Stored data:
□ □ □ □ □

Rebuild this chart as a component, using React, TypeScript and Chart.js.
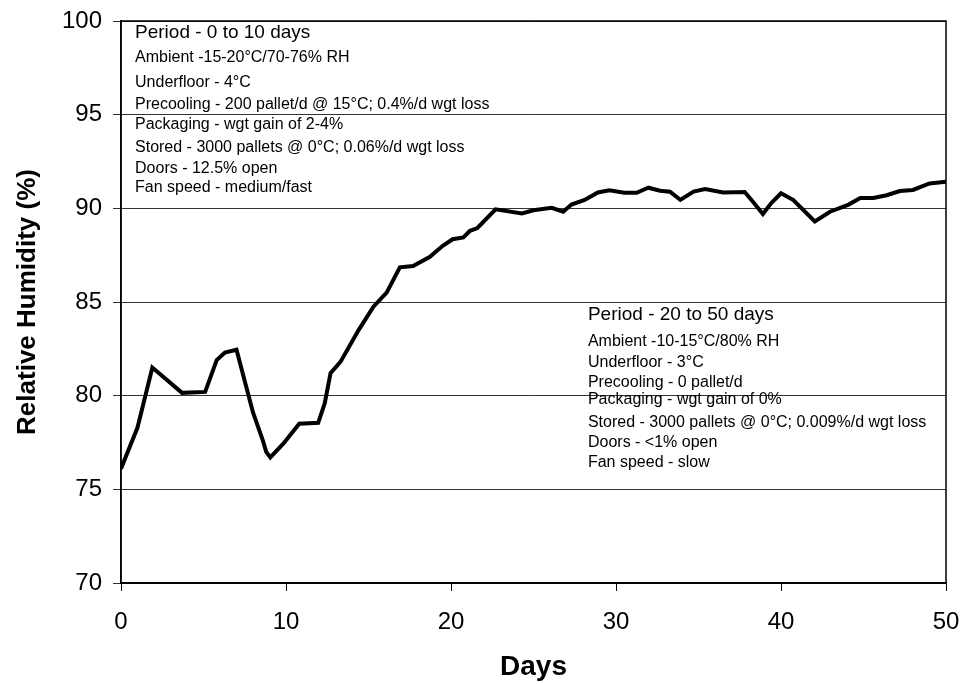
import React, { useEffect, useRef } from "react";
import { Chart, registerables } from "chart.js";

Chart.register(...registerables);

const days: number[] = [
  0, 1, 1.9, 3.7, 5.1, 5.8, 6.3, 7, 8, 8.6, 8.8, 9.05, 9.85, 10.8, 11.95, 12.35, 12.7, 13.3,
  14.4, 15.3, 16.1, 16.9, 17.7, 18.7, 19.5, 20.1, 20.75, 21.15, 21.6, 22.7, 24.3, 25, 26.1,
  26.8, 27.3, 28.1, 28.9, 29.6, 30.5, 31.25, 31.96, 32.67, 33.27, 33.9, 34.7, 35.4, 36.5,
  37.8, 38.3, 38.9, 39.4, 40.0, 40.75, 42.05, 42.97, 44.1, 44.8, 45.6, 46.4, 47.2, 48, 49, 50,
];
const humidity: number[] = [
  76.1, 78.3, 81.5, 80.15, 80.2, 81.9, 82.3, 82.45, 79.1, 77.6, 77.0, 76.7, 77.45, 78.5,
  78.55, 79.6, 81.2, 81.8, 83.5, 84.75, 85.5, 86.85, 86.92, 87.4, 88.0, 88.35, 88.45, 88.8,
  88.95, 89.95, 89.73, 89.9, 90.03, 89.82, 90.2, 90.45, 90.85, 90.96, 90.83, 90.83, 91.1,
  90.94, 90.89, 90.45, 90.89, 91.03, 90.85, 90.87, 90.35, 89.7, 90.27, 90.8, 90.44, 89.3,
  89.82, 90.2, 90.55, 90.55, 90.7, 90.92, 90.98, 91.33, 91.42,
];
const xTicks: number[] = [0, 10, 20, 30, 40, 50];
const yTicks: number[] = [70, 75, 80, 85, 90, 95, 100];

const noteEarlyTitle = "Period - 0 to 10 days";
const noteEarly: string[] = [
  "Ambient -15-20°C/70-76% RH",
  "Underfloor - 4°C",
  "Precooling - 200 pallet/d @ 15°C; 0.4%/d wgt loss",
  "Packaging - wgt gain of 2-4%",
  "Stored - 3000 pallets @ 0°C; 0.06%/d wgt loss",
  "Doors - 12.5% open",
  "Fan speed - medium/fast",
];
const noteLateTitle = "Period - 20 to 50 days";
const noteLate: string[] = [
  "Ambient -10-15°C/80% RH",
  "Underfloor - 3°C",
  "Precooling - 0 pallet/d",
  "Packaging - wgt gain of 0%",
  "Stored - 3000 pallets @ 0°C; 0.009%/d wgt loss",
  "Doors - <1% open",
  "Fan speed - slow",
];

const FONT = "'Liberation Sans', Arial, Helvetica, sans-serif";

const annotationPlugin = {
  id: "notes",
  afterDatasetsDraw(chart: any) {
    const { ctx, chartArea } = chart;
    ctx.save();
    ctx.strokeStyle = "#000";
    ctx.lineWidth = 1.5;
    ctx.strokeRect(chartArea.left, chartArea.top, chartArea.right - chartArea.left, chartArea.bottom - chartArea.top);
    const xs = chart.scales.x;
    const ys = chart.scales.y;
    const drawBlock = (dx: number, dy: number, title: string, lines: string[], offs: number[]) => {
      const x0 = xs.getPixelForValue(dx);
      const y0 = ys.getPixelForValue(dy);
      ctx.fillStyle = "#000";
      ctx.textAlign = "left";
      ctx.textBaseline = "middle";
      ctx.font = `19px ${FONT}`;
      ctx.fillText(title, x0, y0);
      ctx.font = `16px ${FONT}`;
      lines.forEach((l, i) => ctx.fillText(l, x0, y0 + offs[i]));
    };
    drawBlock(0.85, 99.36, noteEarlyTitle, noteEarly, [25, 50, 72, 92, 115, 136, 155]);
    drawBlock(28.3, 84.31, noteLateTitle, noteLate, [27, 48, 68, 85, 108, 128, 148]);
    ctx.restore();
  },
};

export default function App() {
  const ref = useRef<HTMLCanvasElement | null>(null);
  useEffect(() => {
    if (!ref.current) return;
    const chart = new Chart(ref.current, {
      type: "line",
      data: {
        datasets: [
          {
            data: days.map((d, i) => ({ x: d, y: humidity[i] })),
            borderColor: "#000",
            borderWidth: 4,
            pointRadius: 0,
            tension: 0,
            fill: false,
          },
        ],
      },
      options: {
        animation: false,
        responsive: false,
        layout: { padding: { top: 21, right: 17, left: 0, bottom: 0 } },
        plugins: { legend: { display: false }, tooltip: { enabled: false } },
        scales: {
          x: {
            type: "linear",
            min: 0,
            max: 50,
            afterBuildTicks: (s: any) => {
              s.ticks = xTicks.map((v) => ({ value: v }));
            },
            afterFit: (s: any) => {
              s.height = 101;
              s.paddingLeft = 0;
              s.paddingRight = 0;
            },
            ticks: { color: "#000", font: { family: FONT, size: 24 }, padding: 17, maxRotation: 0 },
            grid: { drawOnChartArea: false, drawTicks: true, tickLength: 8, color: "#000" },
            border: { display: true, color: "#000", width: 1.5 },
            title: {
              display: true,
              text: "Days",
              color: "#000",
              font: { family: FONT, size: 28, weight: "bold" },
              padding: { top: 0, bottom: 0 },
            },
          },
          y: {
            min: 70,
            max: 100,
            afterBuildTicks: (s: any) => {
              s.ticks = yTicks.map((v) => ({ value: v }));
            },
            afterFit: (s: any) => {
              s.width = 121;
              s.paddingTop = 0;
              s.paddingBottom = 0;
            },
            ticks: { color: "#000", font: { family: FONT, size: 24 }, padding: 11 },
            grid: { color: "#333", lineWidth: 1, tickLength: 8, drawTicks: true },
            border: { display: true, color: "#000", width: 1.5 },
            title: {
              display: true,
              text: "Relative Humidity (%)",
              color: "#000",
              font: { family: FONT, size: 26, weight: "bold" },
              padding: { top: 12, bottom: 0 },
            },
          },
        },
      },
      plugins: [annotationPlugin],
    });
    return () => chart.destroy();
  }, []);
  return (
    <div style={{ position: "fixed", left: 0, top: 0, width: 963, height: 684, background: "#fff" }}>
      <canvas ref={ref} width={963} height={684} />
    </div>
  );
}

□ □ □ □ □

Task directions: Write out the lines from the start of the material to the line with "Chart.register(...registerables);", inclusive and exactly. Skip the pictures.

Task solution:
Rebuild this chart as a component, using React, TypeScript and Chart.js.
import React, { useEffect, useRef } from "react";
import { Chart, registerables } from "chart.js";

Chart.register(...registerables);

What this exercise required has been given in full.